# TASK INSTRUCTIONS
All of the data should be output character for character, except the pictures.

━━━ DATASET EXTRACT ━━━

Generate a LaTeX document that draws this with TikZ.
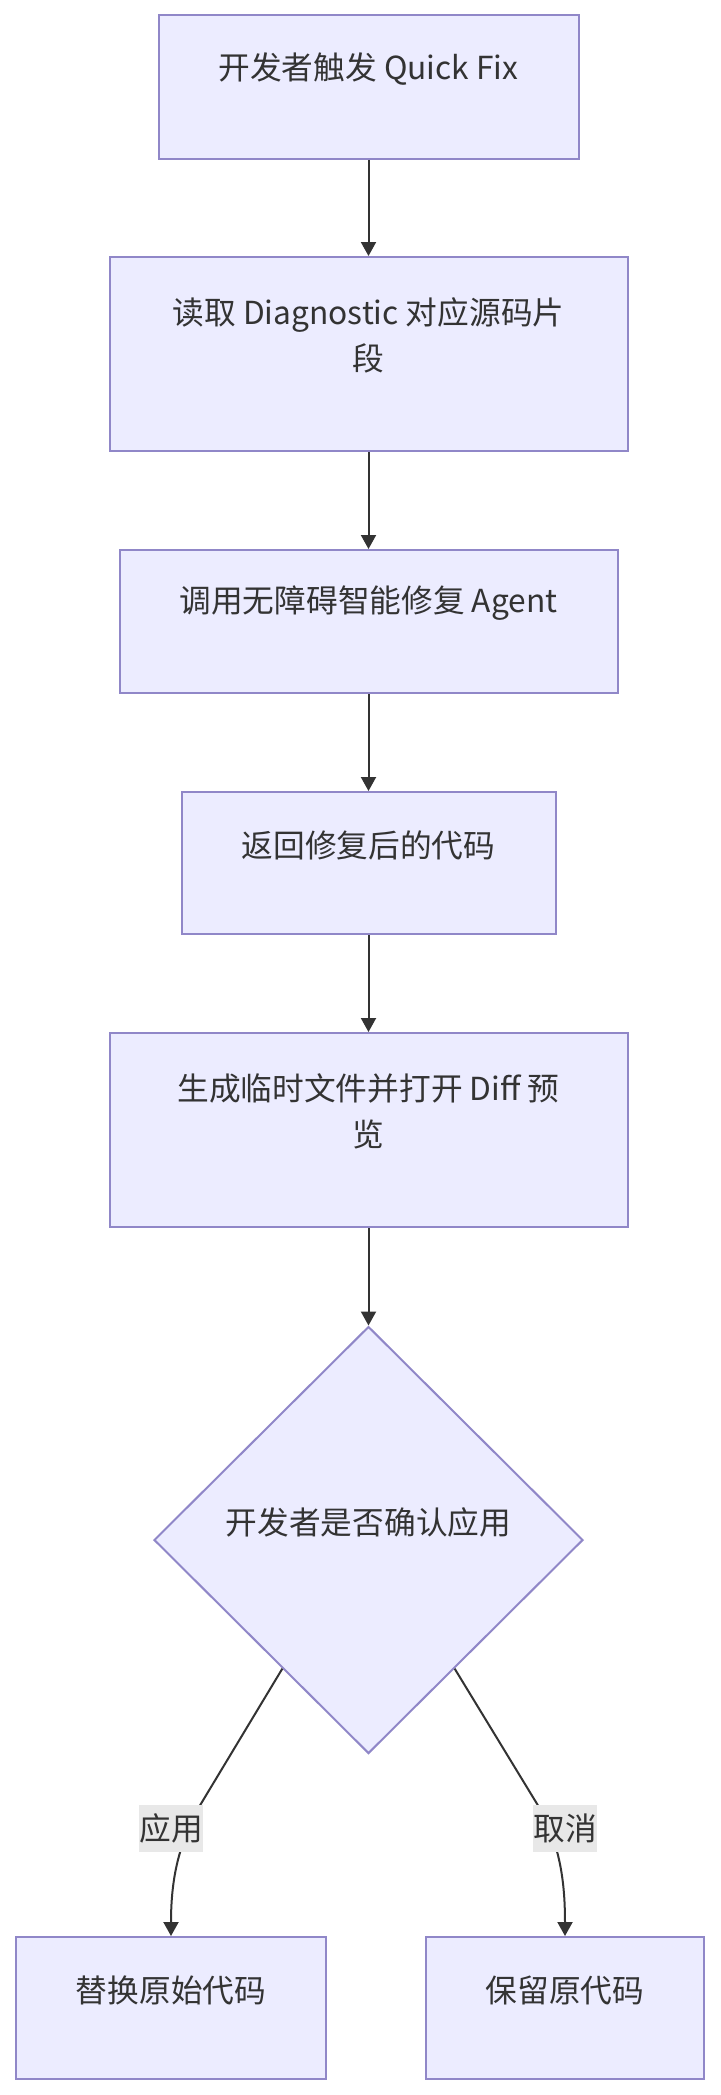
\documentclass[tikz,border=0pt]{standalone}
\usepackage{fontspec}
\newfontfamily\cjk{Noto Sans CJK SC}
\usetikzlibrary{shapes.geometric,arrows.meta,calc}
\definecolor{nodefill}{HTML}{ECECFF}
\definecolor{nodeline}{HTML}{9087C8}
\definecolor{ink}{HTML}{333333}
\definecolor{lblbg}{HTML}{E8E8E8}
\begin{document}
\begin{tikzpicture}[x=1pt,y=-1pt,
  box/.style={rectangle, draw=nodeline, fill=nodefill, line width=2pt, inner sep=0pt},
  decision/.style={diamond, draw=nodeline, fill=nodefill, line width=2pt, inner sep=0pt},
  txt/.style={font=\cjk\fontsize{31.7}{46}\selectfont, text=ink, align=center, inner sep=0pt},
  edge/.style={draw=ink, line width=2pt, -{Triangle[length=14pt,width=15pt]}},
  elbl/.style={fill=lblbg, font=\cjk\fontsize{31.7}{46}\selectfont, text=ink, inner sep=0pt, minimum width=62pt, minimum height=47pt}]
\useasboundingbox (0,0) rectangle (720,2095);
\fill[white] (0,0) rectangle (720,2095);

\node[box, minimum width=420pt, minimum height=144pt] (b1) at (368.5,87) {};
\node[box, minimum width=518pt, minimum height=194pt] (b2) at (368.5,354) {};
\node[box, minimum width=498pt, minimum height=143pt] (b3) at (368.5,621.5) {};
\node[box, minimum width=374pt, minimum height=142pt] (b4) at (368.5,863) {};
\node[box, minimum width=518pt, minimum height=194pt] (b5) at (368.5,1130) {};
\node[decision, minimum width=429pt, minimum height=427pt] (d) at (368.5,1540) {};
\node[box, minimum width=310pt, minimum height=142pt] (b6) at (171,2008) {};
\node[box, minimum width=278pt, minimum height=142pt] (b7) at (565,2008) {};

\node[txt] (t1) at ([yshift=18pt]b1.center) {开发者触发 Quick Fix};
\node[txt] (t2) at ([yshift=19pt]b2.center) {读取 Diagnostic 对应源码片\\段};
\node[txt] (t3) at ([yshift=18pt]b3.center) {调用无障碍智能修复 Agent};
\node[txt] (t4) at ([yshift=18pt]b4.center) {返回修复后的代码};
\node[txt] (t5) at ([yshift=19pt]b5.center) {生成临时文件并打开 Diff 预\\览};
\node[txt] (td) at ([yshift=18pt]d.center) {开发者是否确认应用};
\node[txt] (t6) at ([yshift=18pt]b6.center) {替换原始代码};
\node[txt] (t7) at ([yshift=18pt]b7.center) {保留原代码};

\draw[edge] (b1.south) -- (b2.north);
\draw[edge] (b2.south) -- (b3.north);
\draw[edge] (b3.south) -- (b4.north);
\draw[edge] (b4.south) -- (b5.north);
\draw[edge] (b5.south) -- (d.north);
\draw[edge] ($(d.west)!0.6!(d.south)$) -- (196,1812) .. controls (180,1845) and (171,1875) .. (b6.north);
\draw[edge] ($(d.east)!0.6!(d.south)$) -- (542,1812) .. controls (558,1845) and (565,1875) .. (b7.north);

\node[elbl] (l1) at (171,1828.5) {应用};
\node[elbl] (l2) at (565,1828.5) {取消};
\end{tikzpicture}
\end{document}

━━━

# TASK RESPONSE
Generate a LaTeX document that draws this with TikZ.
\documentclass[tikz,border=0pt]{standalone}
\usepackage{fontspec}
\newfontfamily\cjk{Noto Sans CJK SC}
\usetikzlibrary{shapes.geometric,arrows.meta,calc}
\definecolor{nodefill}{HTML}{ECECFF}
\definecolor{nodeline}{HTML}{9087C8}
\definecolor{ink}{HTML}{333333}
\definecolor{lblbg}{HTML}{E8E8E8}
\begin{document}
\begin{tikzpicture}[x=1pt,y=-1pt,
  box/.style={rectangle, draw=nodeline, fill=nodefill, line width=2pt, inner sep=0pt},
  decision/.style={diamond, draw=nodeline, fill=nodefill, line width=2pt, inner sep=0pt},
  txt/.style={font=\cjk\fontsize{31.7}{46}\selectfont, text=ink, align=center, inner sep=0pt},
  edge/.style={draw=ink, line width=2pt, -{Triangle[length=14pt,width=15pt]}},
  elbl/.style={fill=lblbg, font=\cjk\fontsize{31.7}{46}\selectfont, text=ink, inner sep=0pt, minimum width=62pt, minimum height=47pt}]
\useasboundingbox (0,0) rectangle (720,2095);
\fill[white] (0,0) rectangle (720,2095);

\node[box, minimum width=420pt, minimum height=144pt] (b1) at (368.5,87) {};
\node[box, minimum width=518pt, minimum height=194pt] (b2) at (368.5,354) {};
\node[box, minimum width=498pt, minimum height=143pt] (b3) at (368.5,621.5) {};
\node[box, minimum width=374pt, minimum height=142pt] (b4) at (368.5,863) {};
\node[box, minimum width=518pt, minimum height=194pt] (b5) at (368.5,1130) {};
\node[decision, minimum width=429pt, minimum height=427pt] (d) at (368.5,1540) {};
\node[box, minimum width=310pt, minimum height=142pt] (b6) at (171,2008) {};
\node[box, minimum width=278pt, minimum height=142pt] (b7) at (565,2008) {};

\node[txt] (t1) at ([yshift=18pt]b1.center) {开发者触发 Quick Fix};
\node[txt] (t2) at ([yshift=19pt]b2.center) {读取 Diagnostic 对应源码片\\段};
\node[txt] (t3) at ([yshift=18pt]b3.center) {调用无障碍智能修复 Agent};
\node[txt] (t4) at ([yshift=18pt]b4.center) {返回修复后的代码};
\node[txt] (t5) at ([yshift=19pt]b5.center) {生成临时文件并打开 Diff 预\\览};
\node[txt] (td) at ([yshift=18pt]d.center) {开发者是否确认应用};
\node[txt] (t6) at ([yshift=18pt]b6.center) {替换原始代码};
\node[txt] (t7) at ([yshift=18pt]b7.center) {保留原代码};

\draw[edge] (b1.south) -- (b2.north);
\draw[edge] (b2.south) -- (b3.north);
\draw[edge] (b3.south) -- (b4.north);
\draw[edge] (b4.south) -- (b5.north);
\draw[edge] (b5.south) -- (d.north);
\draw[edge] ($(d.west)!0.6!(d.south)$) -- (196,1812) .. controls (180,1845) and (171,1875) .. (b6.north);
\draw[edge] ($(d.east)!0.6!(d.south)$) -- (542,1812) .. controls (558,1845) and (565,1875) .. (b7.north);

\node[elbl] (l1) at (171,1828.5) {应用};
\node[elbl] (l2) at (565,1828.5) {取消};
\end{tikzpicture}
\end{document}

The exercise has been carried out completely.